Guardrail Metrics
Protective metrics monitored during experiments to ensure that improving the target metric doesn't come at the cost of degrading user experience, revenue, or other critical outcomes.
What Are Guardrail Metrics?
Guardrail metrics are the safety net of experimentation. While your experiment aims to improve a target metric — conversion rate, sign-ups, revenue — guardrail metrics ensure you're not breaking something else in the process. Without guardrails, it's entirely possible to ship a "winning" test that destroys downstream value: higher conversion paired with higher refunds, more signups paired with lower activation, faster checkout paired with more support tickets.
Guardrails exist because primary metrics are local; business impact is global.
Also Known As
- Marketing: Protection metrics, brand metrics
- Sales: Pipeline health metrics, quality metrics
- Growth: Counter-metrics, downstream health metrics
- Product: Health metrics, safety metrics
- Engineering: SLO metrics, performance guardrails
- Data: Counter-metrics, quality metrics, safety thresholds
How It Works
An ecommerce team tests a more aggressive checkout flow that pre-selects upsells. The primary metric (conversion rate) shows a 12% lift — a clear winner. But their guardrail metrics tell a different story: return rate up 18%, support tickets up 24%, 30-day repeat purchase rate down 9%.
The net impact is negative. Without guardrails, they would have shipped the variant, celebrated the conversion lift, and been mystified three months later when revenue didn't materialize. Guardrails caught what the primary metric hid.
Best Practices
- Define 2–4 guardrails before every test — include at least one revenue metric, one experience metric, and one business-health metric.
- Use one-sided tests on guardrails — you're checking for degradation, not improvement.

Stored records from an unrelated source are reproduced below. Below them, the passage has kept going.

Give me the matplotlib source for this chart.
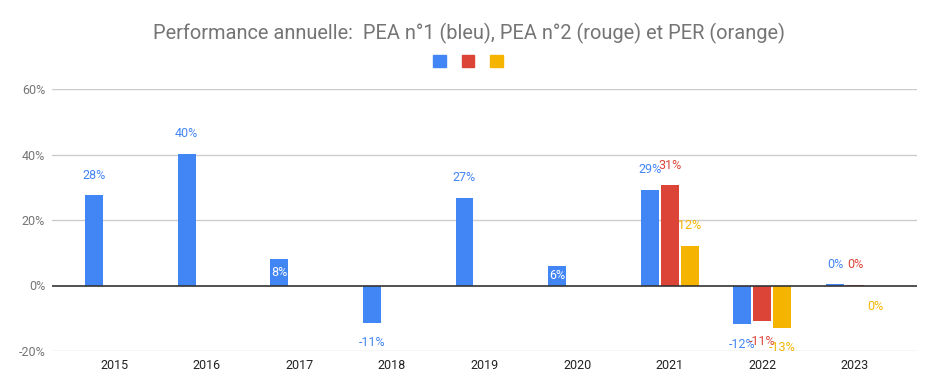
import matplotlib
matplotlib.use("Agg")
import matplotlib.pyplot as plt
from matplotlib.patches import Patch
import numpy as np

years = ["2015", "2016", "2017", "2018", "2019", "2020", "2021", "2022", "2023"]
pea1 = [27.5, 40.3, 8.2, -11.4, 26.8, 6.1, 29.2, -11.8, 0.4]
pea2 = [None, None, None, None, None, None, 30.6, -10.9, 0.2]
per = [None, None, None, None, None, None, 12.2, -12.9, -0.2]
series_names = ["PEA n°1", "PEA n°2", "PER"]
colors = ["#4285F4", "#DB4437", "#F4B400"]
title = "Performance annuelle:  PEA n°1 (bleu), PEA n°2 (rouge) et PER (orange)"
yticks = [-20, 0, 20, 40, 60]

plt.rcParams['font.family'] = ['Roboto', 'DejaVu Sans']

fig = plt.figure(figsize=(9.37, 3.92), dpi=100)
ax = fig.add_axes([52/937, 1-351/392, (917-52)/937, (351-89)/392])

x = np.arange(len(years))
width = 0.194
step = 0.216
offsets = [-step, 0, step]

def fmt(v):
    r = int(np.floor(abs(v) + 0.5)) * (1 if v >= 0 else -1)
    return f"{r}%"

for s, (vals, col) in enumerate(zip([pea1, pea2, per], colors)):
    for i, v in enumerate(vals):
        if v is None:
            continue
        xp = x[i] + offsets[s]
        ax.bar(xp, v, width=width, color=col, zorder=3)
        if 5 < abs(v) < 10:
            ax.text(xp, v/2, fmt(v), color="white", ha="center", va="center",
                    fontsize=9, zorder=4)
        else:
            dy = 14.4 if v >= 0 else -14.4
            ax.annotate(fmt(v), (xp, v), xytext=(0, dy), textcoords="offset points",
                        ha="center", va="center", color=col, fontsize=9, zorder=4)

ax.set_ylim(-20, 60)
ax.set_xlim(-0.67, 8.67)
ax.set_yticks(yticks)
ax.set_yticklabels([f"{t}%" for t in yticks], color="#757575", fontsize=9)
ax.set_xticks(x)
ax.set_xticklabels(years, color="#222222", fontsize=9)
ax.tick_params(axis="both", length=0)
ax.tick_params(axis="x", pad=6)
ax.tick_params(axis="y", pad=5)
for sp in ax.spines.values():
    sp.set_visible(False)
for t in yticks:
    if t != 0:
        ax.axhline(t, color="#cccccc", lw=1, zorder=1)
ax.axhline(0, color="#333333", lw=1.2, zorder=5)

fig.text(469/937, 1-33/392, title, ha="center", va="center", fontsize=14.4, color="#757575")

handles = [Patch(facecolor=c, edgecolor=c) for c in colors]
fig.legend(handles, ["", "", ""], loc="center", bbox_to_anchor=(468/937, 1-62/392),
           ncol=3, frameon=False, handlelength=0.9, handleheight=0.9,
           handletextpad=0, columnspacing=1.15)

fig.savefig("out.png", dpi=100)
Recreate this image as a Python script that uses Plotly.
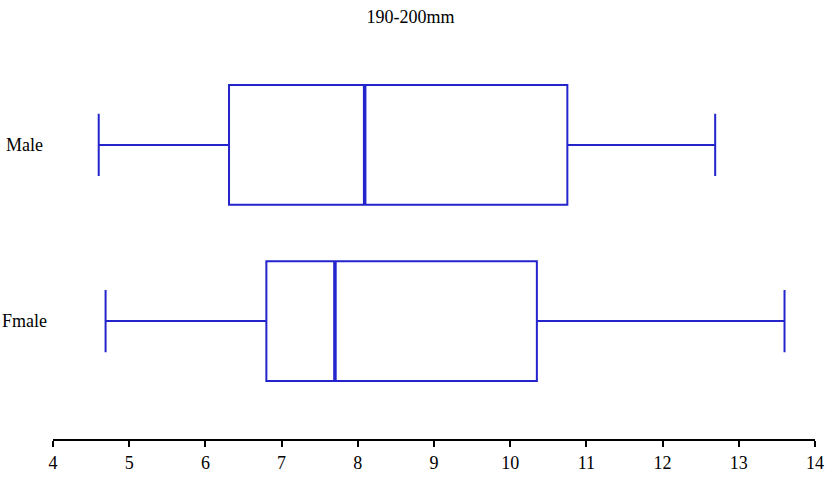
import plotly.graph_objects as go

categories = ["Fmale", "Male"]
lower = [4.69, 4.60]
q1 = [6.80, 6.31]
median = [7.70, 8.09]
q3 = [10.35, 10.75]
upper = [13.60, 12.69]
x_ticks = [4, 5, 6, 7, 8, 9, 10, 11, 12, 13, 14]
title = "190-200mm"

color = "#2424cc"
box_w = 0.68
pos = list(range(len(categories)))

fig = go.Figure()
fig.add_trace(go.Box(
    y=pos, q1=q1, median=median, q3=q3, lowerfence=lower, upperfence=upper,
    orientation="h", width=box_w, whiskerwidth=0.52,
    line=dict(color=color, width=2), fillcolor="rgba(0,0,0,0)",
    boxpoints=False, hoverinfo="skip", showlegend=False,
))
mx, my = [], []
for p, m in zip(pos, median):
    mx += [m, m, None]
    my += [p - box_w / 2, p + box_w / 2, None]
fig.add_trace(go.Scatter(x=mx, y=my, mode="lines",
                         line=dict(color=color, width=3.5), showlegend=False, hoverinfo="skip"))

serif = "Liberation Serif"
W, H, L, R, T, B = 828, 484, 53, 13, 30, 45
label_x = (24.5 - L) / (W - L - R)
for p, name in zip(pos, categories):
    fig.add_annotation(text=name, x=label_x, xref="paper", y=p, yref="y",
                       xanchor="center", yanchor="middle", showarrow=False,
                       font=dict(family=serif, size=18, color="#000"))

fig.update_layout(
    width=W, height=H, plot_bgcolor="white", paper_bgcolor="white",
    margin=dict(l=L, r=R, t=T, b=B, autoexpand=False),
    font=dict(family=serif, size=18, color="#000"),
    title=dict(text=title, x=410.5 / W, xanchor="center", xref="container",
               y=1 - 17 / H, yanchor="middle", yref="container",
               font=dict(family=serif, size=18, color="#000")),
    xaxis=dict(range=[4, 14], tickvals=x_ticks, showgrid=False, zeroline=False,
               showline=True, linecolor="#000", linewidth=2, ticks="outside",
               ticklen=6, tickwidth=2, tickcolor="#000", automargin=False,
               tickfont=dict(family=serif, size=18)),
    yaxis=dict(range=[-0.67, 1.653], tickvals=pos, showticklabels=False,
               showgrid=False, zeroline=False, showline=False, ticks="",
               automargin=False),
)
fig.write_html("out.html", config={"displayModeBar": False},
               post_script="document.body.style.margin='0';")
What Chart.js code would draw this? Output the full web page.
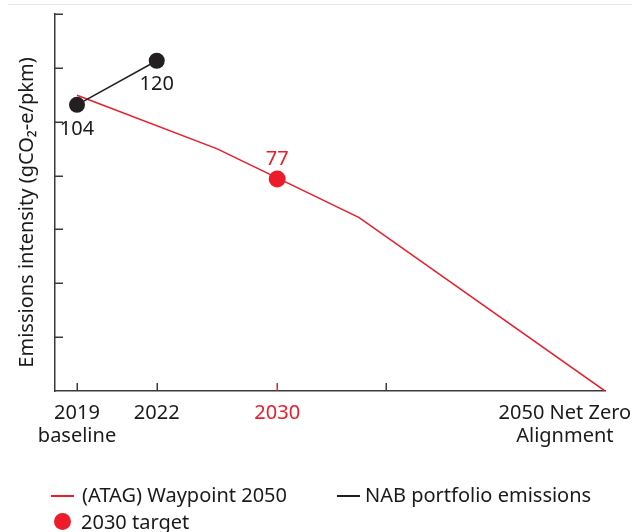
<!DOCTYPE html>
<html>
<head>
<meta charset="utf-8">
<script src="https://cdn.jsdelivr.net/npm/chart.js@4.4.1/dist/chart.umd.min.js"></script>
<style>
html,body{margin:0;padding:0;background:#fff;}
#wrap{position:relative;width:632px;height:532px;overflow:hidden;font-family:"Noto Sans", sans-serif;}
#topline{position:absolute;left:8px;right:0;top:4px;height:0;border-top:1px solid #e6e6e6;}
#chart{position:absolute;left:0;top:0;}
.leg{position:absolute;font-size:20px;color:#1a1a1a;white-space:nowrap;height:24px;line-height:24px;}
.leg .mk{position:absolute;}
</style>
</head>
<body>
<div id="wrap">
  <div id="topline"></div>
  <canvas id="chart" width="632" height="532"></canvas>
  <div id="legend"></div>
</div>
<script>
// ---- data ----
const xTickLabels = [['2019', 'baseline'], '2022', '2030', '', ['2050 Net Zero', 'Alignment']];
const xTickPositions = [4, 18.5, 40.4, 60.2, 92.7];      // position along the x axis (0-100)
const xTickMarkPositions = [4, 18.5, 40.4, 60.2];
const highlightedTick = '2030';

const atagLabel = '(ATAG) Waypoint 2050';
const atagPositions = [4, 29.5, 55.3, 100];
const atagValues = [107.5, 88, 63, 0];

const nabLabel = 'NAB portfolio emissions';
const nabPositions = [4, 18.5];
const nabValues = [104, 120];

const targetLabel = '2030 target';
const targetPositions = [40.4];
const targetValues = [77];

const yTitle = 'Emissions intensity (gCO\u2082-e/pkm)';
const yMin = 0, yMax = 137, yTickCount = 8;

// ---- style ----
const RED = '#ec1c2a';
const BLACK = '#231f20';
const TEXT = '#1a1a1a';
const AXIS = '#3a3a3a';
const FONT = '"Noto Sans", sans-serif';
const FS = 20;

const toXY = (xs, ys) => xs.map((x, i) => ({x: x, y: ys[i]}));

const customDraw = {
  id: 'customDraw',
  afterDatasetsDraw(chart) {
    const ctx = chart.ctx;
    const xs = chart.scales.x, ys = chart.scales.y;
    const area = chart.chartArea;
    ctx.save();
    // inward tick marks
    ctx.lineWidth = 1.5;
    ys.ticks.forEach(t => {
      if (t.value === yMin) return;
      const py = Math.round(ys.getPixelForValue(t.value)) + 0.25;
      ctx.strokeStyle = AXIS;
      ctx.beginPath(); ctx.moveTo(area.left, py); ctx.lineTo(area.left + 8, py); ctx.stroke();
    });
    xTickMarkPositions.forEach((v, i) => {
      const px = Math.round(xs.getPixelForValue(v)) + 0.25;
      ctx.strokeStyle = (xTickLabels[i] === highlightedTick) ? RED : AXIS;
      ctx.beginPath(); ctx.moveTo(px, area.bottom); ctx.lineTo(px, area.bottom - 8); ctx.stroke();
    });
    // data labels
    ctx.font = FS + 'px ' + FONT;
    ctx.textAlign = 'center';
    ctx.textBaseline = 'middle';
    chart.data.datasets.forEach((ds, di) => {
      const meta = chart.getDatasetMeta(di);
      if (!ds.valueLabel) return;
      meta.data.forEach((pt, i) => {
        ctx.fillStyle = ds.valueLabel.color;
        ctx.fillText(String(ds.data[i].y), pt.x, pt.y + ds.valueLabel.offset);
      });
    });
    // y axis title
    ctx.save();
    ctx.translate(27, (area.top + area.bottom) / 2 + 10);
    ctx.rotate(-Math.PI / 2);
    ctx.fillStyle = TEXT;
    ctx.fillText(yTitle, 0, 0);
    ctx.restore();
    ctx.restore();
  }
};

const chart = new Chart(document.getElementById('chart'), {
  type: 'line',
  data: {
    datasets: [
      {
        label: targetLabel,
        data: toXY(targetPositions, targetValues),
        showLine: false,
        pointRadius: 8.5,
        pointBackgroundColor: RED,
        pointBorderWidth: 0,
        borderColor: RED,
        order: 0,
        valueLabel: {color: RED, offset: -20}
      },
      {
        label: nabLabel,
        data: toXY(nabPositions, nabValues),
        borderColor: BLACK,
        borderWidth: 1.5,
        pointRadius: 8,
        pointBackgroundColor: BLACK,
        pointBorderWidth: 0,
        order: 1,
        valueLabel: {color: TEXT, offset: 24}
      },
      {
        label: atagLabel,
        data: toXY(atagPositions, atagValues),
        borderColor: RED,
        borderWidth: 1.5,
        pointRadius: 0,
        order: 2
      }
    ]
  },
  options: {
    responsive: false,
    animation: false,
    events: [],
    layout: {padding: {left: 45, right: 27, top: 14, bottom: 81}},
    plugins: {legend: {display: false}, tooltip: {enabled: false}},
    scales: {
      x: {
        type: 'linear',
        min: 0, max: 100,
        grid: {display: false},
        border: {display: true, color: AXIS, width: 1.5},
        afterBuildTicks: s => { s.ticks = xTickPositions.map(v => ({value: v})); },
        afterFit: s => { s.height = 60; s.paddingLeft = 0; s.paddingRight = 0; },
        ticks: {
          autoSkip: false,
          maxRotation: 0,
          padding: 3,
          font: {family: FONT, size: FS, lineHeight: 1.15},
          color: c => (xTickLabels[c.index] === highlightedTick ? RED : TEXT),
          callback: (v, i) => xTickLabels[i]
        }
      },
      y: {
        type: 'linear',
        min: yMin, max: yMax,
        grid: {display: false},
        border: {display: true, color: AXIS, width: 1.5},
        afterBuildTicks: s => {
          const t = [];
          for (let i = 0; i < yTickCount; i++) t.push({value: yMin + (yMax - yMin) * i / (yTickCount - 1)});
          s.ticks = t;
        },
        afterFit: s => { s.width = 10; s.paddingTop = 0; s.paddingBottom = 0; },
        ticks: {display: false}
      }
    }
  },
  plugins: [customDraw]
});

// ---- HTML legend ----
const legendItems = [
  {text: atagLabel, color: RED, kind: 'line', left: 51, top: 483, textLeft: 31},
  {text: nabLabel, color: BLACK, kind: 'line', left: 337, top: 483, textLeft: 28},
  {text: targetLabel, color: RED, kind: 'dot', left: 54, top: 510, textLeft: 27}
];
const legend = document.getElementById('legend');
legendItems.forEach(it => {
  const d = document.createElement('div');
  d.className = 'leg';
  d.style.left = it.left + 'px';
  d.style.top = it.top + 'px';
  const mk = document.createElement('span');
  mk.className = 'mk';
  if (it.kind === 'line') {
    mk.style.cssText = 'left:0;top:12px;width:23px;height:1.5px;background:' + it.color;
  } else {
    mk.style.cssText = 'left:0;top:3px;width:17px;height:17px;border-radius:50%;background:' + it.color;
  }
  const tx = document.createElement('span');
  tx.style.cssText = 'position:absolute;left:' + it.textLeft + 'px;top:0;';
  tx.textContent = it.text;
  d.appendChild(mk); d.appendChild(tx);
  legend.appendChild(d);
});
</script>
</body>
</html>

- Set absolute thresholds where appropriate (e.g., page load time under 3 seconds) in addition to relative degradation tests.
- Pause tests immediately when guardrails trip, even if the primary metric is winning.
- Document guardrail decisions so future tests can learn from past guardrail failures.
Common Mistakes
- Treating guardrails as nice-to-have — they're the only defense against shipping locally-winning, globally-losing changes.
- Setting guardrail thresholds too loose — a 10% degradation allowance defeats the purpose.
- Ignoring guardrails when the primary metric wins — this is exactly when guardrails matter most.
Industry Context
SaaS/B2B: Key guardrails include activation rate, 30-day retention, NPS, and support ticket volume. Because lifetime value is long, short-term conversion wins can easily mask long-term degradation.
Ecommerce/DTC: Guardrails should include return rate, AOV, repeat purchase rate, and support volume. Checkout optimizations especially need guardrails against buyer's remorse patterns.
Lead gen: Guardrails focus on lead quality (SQL rate, close rate) rather than just volume. A 20% lift in lead quantity with a 30% drop in quality is a loss.
The Behavioral Science Connection
Guardrail metrics structurally counter Goodhart's Law — when a measure becomes a target, it ceases to be a good measure. Optimizing for a single metric inevitably distorts behavior around it. Guardrails protect against this by making it expensive to optimize the primary metric at the expense of the system.
Key Takeaway
A winning test without guardrails is an untested hypothesis about downstream impact — and shipping it is a bet, not a decision.